What you will do — Among the entries below, copy only the span from the line containing "Output the Python" through the line containing "return HUB_X +". Do so exactly, and skip the pictures.

Data supplied —
┄┄┄┄┄┄┄┄┄┄

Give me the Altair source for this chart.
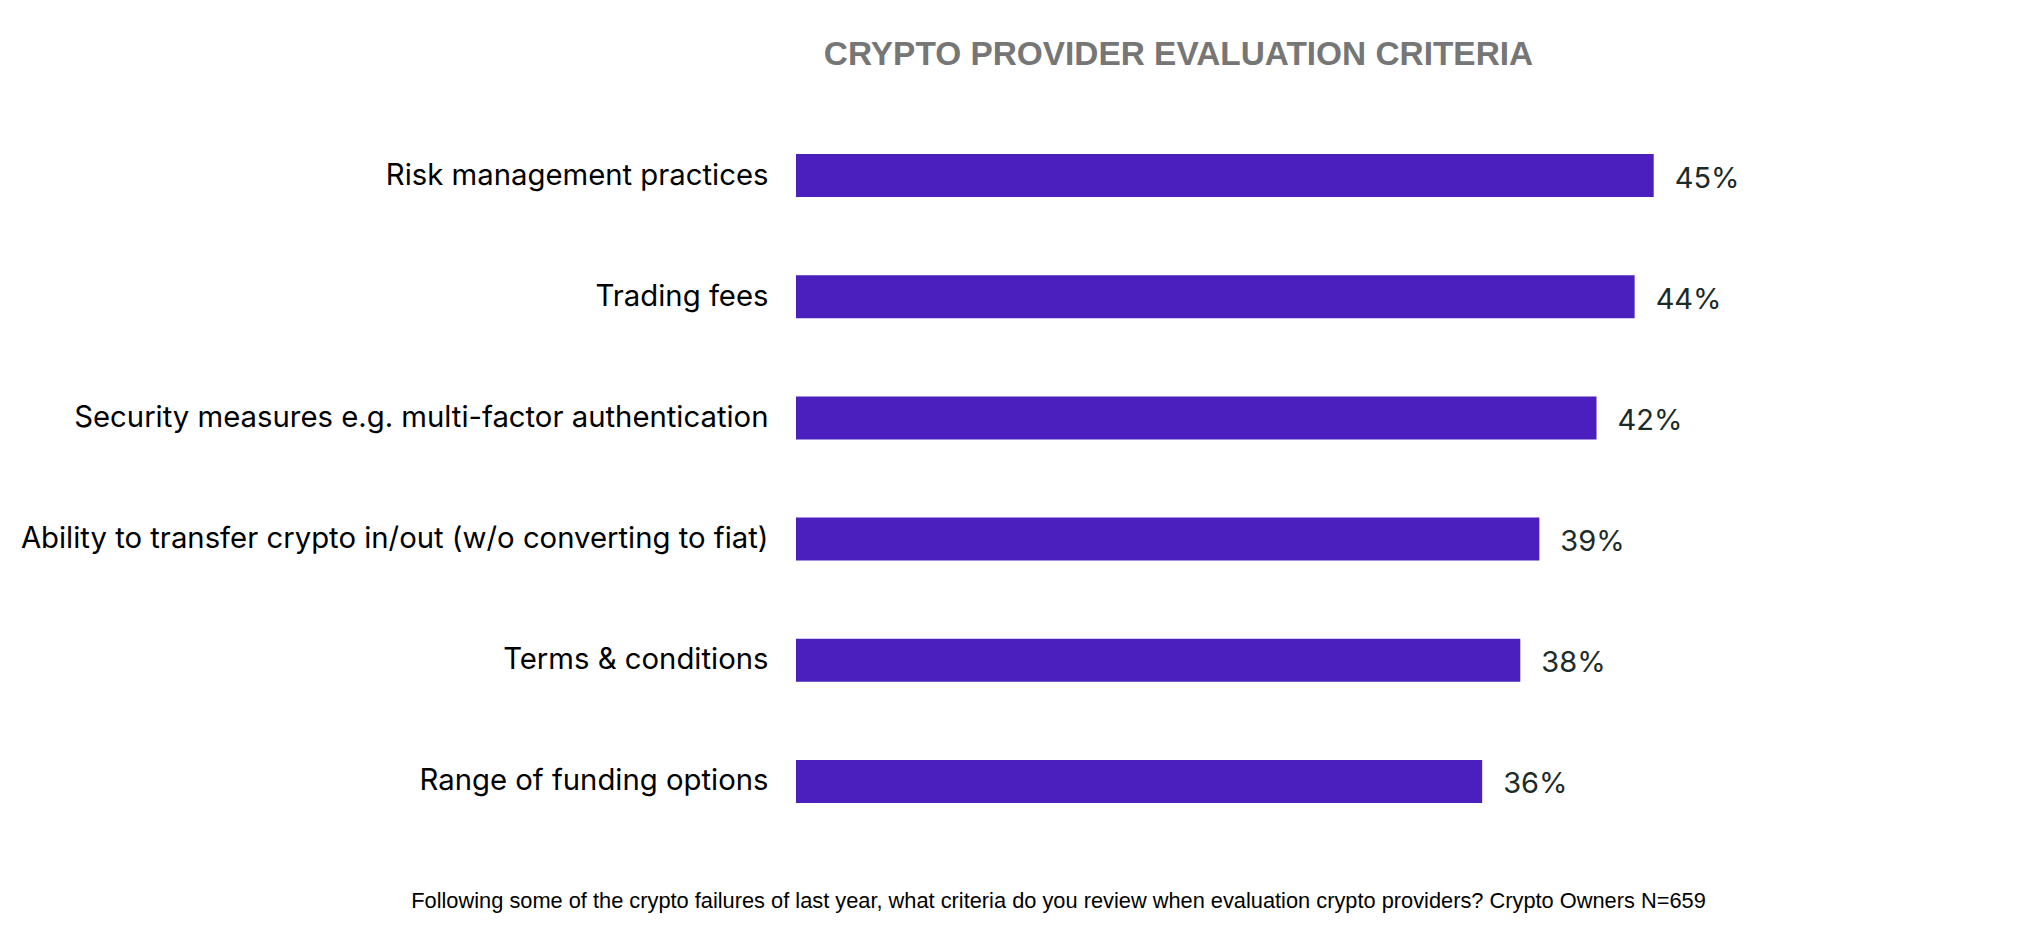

┄┄┄┄┄┄┄┄┄┄

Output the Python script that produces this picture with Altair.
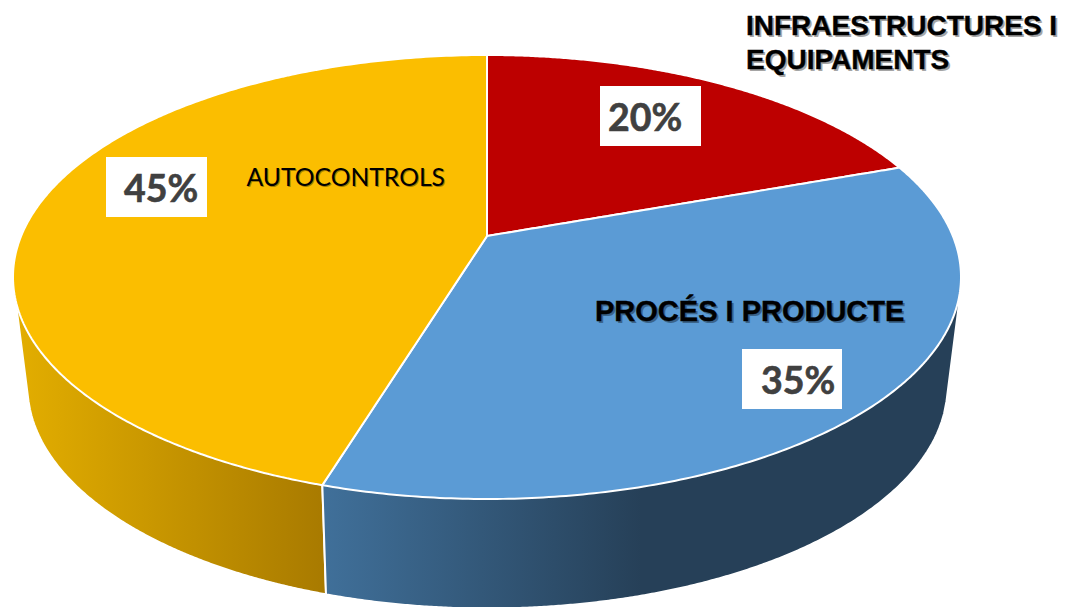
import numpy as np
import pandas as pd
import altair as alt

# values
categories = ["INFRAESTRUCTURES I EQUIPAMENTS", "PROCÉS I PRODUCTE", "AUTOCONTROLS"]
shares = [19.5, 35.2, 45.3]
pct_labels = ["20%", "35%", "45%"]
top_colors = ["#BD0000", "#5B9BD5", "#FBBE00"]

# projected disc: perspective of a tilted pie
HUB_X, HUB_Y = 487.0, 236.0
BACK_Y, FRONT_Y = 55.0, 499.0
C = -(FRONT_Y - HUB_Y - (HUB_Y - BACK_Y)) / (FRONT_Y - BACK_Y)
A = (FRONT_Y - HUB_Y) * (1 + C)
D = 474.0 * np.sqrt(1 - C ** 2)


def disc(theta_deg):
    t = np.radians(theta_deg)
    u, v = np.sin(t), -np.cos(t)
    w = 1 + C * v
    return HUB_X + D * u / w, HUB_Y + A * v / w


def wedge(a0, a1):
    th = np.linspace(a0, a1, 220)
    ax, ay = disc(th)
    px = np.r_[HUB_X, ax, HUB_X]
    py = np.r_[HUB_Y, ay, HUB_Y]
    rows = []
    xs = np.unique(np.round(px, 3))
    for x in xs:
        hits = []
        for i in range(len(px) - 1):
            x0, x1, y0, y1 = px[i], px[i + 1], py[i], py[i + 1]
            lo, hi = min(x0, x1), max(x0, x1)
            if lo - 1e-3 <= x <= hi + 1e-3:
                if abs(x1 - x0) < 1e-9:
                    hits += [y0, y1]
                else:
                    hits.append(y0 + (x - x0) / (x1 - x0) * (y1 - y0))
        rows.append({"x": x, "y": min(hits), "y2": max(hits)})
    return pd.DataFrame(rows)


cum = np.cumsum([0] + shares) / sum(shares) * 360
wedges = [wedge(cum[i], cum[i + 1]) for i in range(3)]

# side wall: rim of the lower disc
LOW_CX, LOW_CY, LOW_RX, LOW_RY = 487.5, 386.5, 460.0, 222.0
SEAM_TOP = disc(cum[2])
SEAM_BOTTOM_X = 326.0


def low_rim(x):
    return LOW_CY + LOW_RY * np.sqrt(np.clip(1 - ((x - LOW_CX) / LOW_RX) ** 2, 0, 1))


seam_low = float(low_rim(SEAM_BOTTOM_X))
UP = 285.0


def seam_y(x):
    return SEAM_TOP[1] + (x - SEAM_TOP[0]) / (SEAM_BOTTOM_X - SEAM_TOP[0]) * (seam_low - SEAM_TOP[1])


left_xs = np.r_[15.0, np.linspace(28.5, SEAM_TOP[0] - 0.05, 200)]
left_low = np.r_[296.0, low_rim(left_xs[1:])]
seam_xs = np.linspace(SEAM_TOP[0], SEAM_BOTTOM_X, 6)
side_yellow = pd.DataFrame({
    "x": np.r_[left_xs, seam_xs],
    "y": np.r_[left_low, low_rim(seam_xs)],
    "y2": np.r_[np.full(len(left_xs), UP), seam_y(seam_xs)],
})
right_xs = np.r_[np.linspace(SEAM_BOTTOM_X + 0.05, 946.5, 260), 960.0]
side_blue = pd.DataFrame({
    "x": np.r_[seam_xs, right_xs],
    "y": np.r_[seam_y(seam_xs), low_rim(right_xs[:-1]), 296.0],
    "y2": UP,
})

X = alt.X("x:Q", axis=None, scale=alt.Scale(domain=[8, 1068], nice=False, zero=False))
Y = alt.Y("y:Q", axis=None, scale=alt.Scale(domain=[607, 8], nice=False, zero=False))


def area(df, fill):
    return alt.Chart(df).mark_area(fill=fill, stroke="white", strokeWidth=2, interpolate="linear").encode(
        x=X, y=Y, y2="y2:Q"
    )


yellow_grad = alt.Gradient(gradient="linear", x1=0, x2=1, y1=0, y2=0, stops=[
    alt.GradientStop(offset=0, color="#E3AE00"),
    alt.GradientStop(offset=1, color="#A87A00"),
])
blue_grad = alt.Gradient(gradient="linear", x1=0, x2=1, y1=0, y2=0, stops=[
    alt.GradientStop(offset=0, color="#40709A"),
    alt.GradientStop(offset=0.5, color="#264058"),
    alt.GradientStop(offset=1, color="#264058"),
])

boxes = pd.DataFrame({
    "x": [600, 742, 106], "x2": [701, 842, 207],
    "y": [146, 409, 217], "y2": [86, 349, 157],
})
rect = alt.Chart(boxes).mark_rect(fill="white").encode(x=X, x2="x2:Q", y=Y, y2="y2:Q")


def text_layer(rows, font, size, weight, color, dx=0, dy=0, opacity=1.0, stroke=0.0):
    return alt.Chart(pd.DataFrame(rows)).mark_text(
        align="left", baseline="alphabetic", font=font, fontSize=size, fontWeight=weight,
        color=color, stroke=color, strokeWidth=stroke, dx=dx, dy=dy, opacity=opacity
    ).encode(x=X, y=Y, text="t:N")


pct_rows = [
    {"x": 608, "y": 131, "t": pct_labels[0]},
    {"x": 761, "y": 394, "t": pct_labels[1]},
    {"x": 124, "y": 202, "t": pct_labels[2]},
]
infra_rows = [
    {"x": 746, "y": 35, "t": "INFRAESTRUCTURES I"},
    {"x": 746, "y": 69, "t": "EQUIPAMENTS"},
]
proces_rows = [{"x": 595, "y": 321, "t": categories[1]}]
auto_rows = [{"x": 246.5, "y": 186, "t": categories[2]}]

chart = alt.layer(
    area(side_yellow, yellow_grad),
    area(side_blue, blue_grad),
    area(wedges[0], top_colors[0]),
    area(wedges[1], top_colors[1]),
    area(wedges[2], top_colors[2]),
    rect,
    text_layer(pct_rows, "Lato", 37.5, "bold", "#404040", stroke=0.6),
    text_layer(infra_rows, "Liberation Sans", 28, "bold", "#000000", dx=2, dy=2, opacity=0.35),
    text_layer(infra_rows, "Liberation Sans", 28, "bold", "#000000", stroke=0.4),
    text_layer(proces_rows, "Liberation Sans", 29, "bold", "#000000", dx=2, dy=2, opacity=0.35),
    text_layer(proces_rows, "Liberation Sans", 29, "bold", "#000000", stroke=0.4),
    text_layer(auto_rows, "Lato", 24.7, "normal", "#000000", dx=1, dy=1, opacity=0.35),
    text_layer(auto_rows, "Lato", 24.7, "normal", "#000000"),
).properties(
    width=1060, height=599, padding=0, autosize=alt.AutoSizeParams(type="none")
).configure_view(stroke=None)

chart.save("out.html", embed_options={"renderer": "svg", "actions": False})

┄┄┄┄┄┄┄┄┄┄

Result of the task —
Output the Python script that produces this picture with Altair.
import numpy as np
import pandas as pd
import altair as alt

# values
categories = ["INFRAESTRUCTURES I EQUIPAMENTS", "PROCÉS I PRODUCTE", "AUTOCONTROLS"]
shares = [19.5, 35.2, 45.3]
pct_labels = ["20%", "35%", "45%"]
top_colors = ["#BD0000", "#5B9BD5", "#FBBE00"]

# projected disc: perspective of a tilted pie
HUB_X, HUB_Y = 487.0, 236.0
BACK_Y, FRONT_Y = 55.0, 499.0
C = -(FRONT_Y - HUB_Y - (HUB_Y - BACK_Y)) / (FRONT_Y - BACK_Y)
A = (FRONT_Y - HUB_Y) * (1 + C)
D = 474.0 * np.sqrt(1 - C ** 2)


def disc(theta_deg):
    t = np.radians(theta_deg)
    u, v = np.sin(t), -np.cos(t)
    w = 1 + C * v
    return HUB_X + D * u / w, HUB_Y + A * v / w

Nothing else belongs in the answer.